Exercise description –
Reproduce the listing below character for character; drop every image.
===== Recorded information
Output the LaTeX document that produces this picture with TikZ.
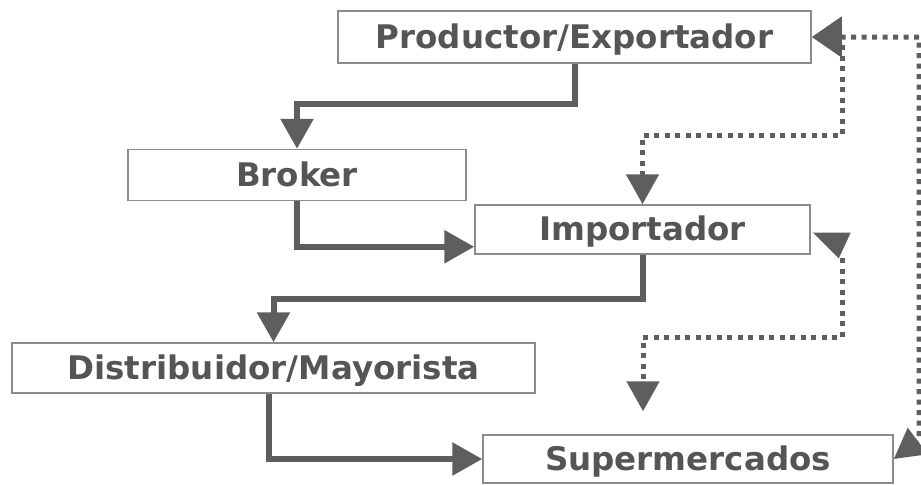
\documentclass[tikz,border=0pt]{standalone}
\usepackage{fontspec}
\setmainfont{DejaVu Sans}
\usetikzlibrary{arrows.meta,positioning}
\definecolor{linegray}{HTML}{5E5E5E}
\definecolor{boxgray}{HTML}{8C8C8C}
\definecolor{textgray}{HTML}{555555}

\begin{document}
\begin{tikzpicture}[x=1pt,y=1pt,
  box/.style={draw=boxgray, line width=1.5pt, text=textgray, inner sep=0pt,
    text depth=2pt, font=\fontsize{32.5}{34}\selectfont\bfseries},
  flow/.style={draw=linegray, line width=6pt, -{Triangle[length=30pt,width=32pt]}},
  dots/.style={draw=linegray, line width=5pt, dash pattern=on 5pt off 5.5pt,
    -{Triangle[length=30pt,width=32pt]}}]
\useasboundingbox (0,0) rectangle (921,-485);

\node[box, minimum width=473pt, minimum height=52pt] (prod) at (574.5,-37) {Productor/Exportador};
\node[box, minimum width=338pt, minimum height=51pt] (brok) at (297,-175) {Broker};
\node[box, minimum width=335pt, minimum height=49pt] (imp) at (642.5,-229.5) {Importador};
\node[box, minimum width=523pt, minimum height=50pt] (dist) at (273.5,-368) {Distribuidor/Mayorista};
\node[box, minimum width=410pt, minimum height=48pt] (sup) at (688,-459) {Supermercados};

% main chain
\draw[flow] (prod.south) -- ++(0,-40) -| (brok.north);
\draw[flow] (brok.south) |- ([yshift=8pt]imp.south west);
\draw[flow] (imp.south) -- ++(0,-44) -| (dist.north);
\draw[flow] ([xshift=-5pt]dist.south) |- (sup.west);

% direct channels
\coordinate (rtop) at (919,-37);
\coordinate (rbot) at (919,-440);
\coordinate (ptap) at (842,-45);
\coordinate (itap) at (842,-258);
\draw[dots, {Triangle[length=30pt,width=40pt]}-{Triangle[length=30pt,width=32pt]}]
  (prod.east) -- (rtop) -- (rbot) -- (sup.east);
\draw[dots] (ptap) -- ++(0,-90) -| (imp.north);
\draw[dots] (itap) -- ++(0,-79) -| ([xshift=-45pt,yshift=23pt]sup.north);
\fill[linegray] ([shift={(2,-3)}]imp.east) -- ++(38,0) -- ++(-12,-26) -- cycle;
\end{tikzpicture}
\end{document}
==========
Solution to the exercise –
Output the LaTeX document that produces this picture with TikZ.
\documentclass[tikz,border=0pt]{standalone}
\usepackage{fontspec}
\setmainfont{DejaVu Sans}
\usetikzlibrary{arrows.meta,positioning}
\definecolor{linegray}{HTML}{5E5E5E}
\definecolor{boxgray}{HTML}{8C8C8C}
\definecolor{textgray}{HTML}{555555}

\begin{document}
\begin{tikzpicture}[x=1pt,y=1pt,
  box/.style={draw=boxgray, line width=1.5pt, text=textgray, inner sep=0pt,
    text depth=2pt, font=\fontsize{32.5}{34}\selectfont\bfseries},
  flow/.style={draw=linegray, line width=6pt, -{Triangle[length=30pt,width=32pt]}},
  dots/.style={draw=linegray, line width=5pt, dash pattern=on 5pt off 5.5pt,
    -{Triangle[length=30pt,width=32pt]}}]
\useasboundingbox (0,0) rectangle (921,-485);

\node[box, minimum width=473pt, minimum height=52pt] (prod) at (574.5,-37) {Productor/Exportador};
\node[box, minimum width=338pt, minimum height=51pt] (brok) at (297,-175) {Broker};
\node[box, minimum width=335pt, minimum height=49pt] (imp) at (642.5,-229.5) {Importador};
\node[box, minimum width=523pt, minimum height=50pt] (dist) at (273.5,-368) {Distribuidor/Mayorista};
\node[box, minimum width=410pt, minimum height=48pt] (sup) at (688,-459) {Supermercados};

% main chain
\draw[flow] (prod.south) -- ++(0,-40) -| (brok.north);
\draw[flow] (brok.south) |- ([yshift=8pt]imp.south west);
\draw[flow] (imp.south) -- ++(0,-44) -| (dist.north);
\draw[flow] ([xshift=-5pt]dist.south) |- (sup.west);

% direct channels
\coordinate (rtop) at (919,-37);
\coordinate (rbot) at (919,-440);
\coordinate (ptap) at (842,-45);
\coordinate (itap) at (842,-258);
\draw[dots, {Triangle[length=30pt,width=40pt]}-{Triangle[length=30pt,width=32pt]}]
  (prod.east) -- (rtop) -- (rbot) -- (sup.east);
\draw[dots] (ptap) -- ++(0,-90) -| (imp.north);
\draw[dots] (itap) -- ++(0,-79) -| ([xshift=-45pt,yshift=23pt]sup.north);
\fill[linegray] ([shift={(2,-3)}]imp.east) -- ++(38,0) -- ++(-12,-26) -- cycle;
\end{tikzpicture}
\end{document}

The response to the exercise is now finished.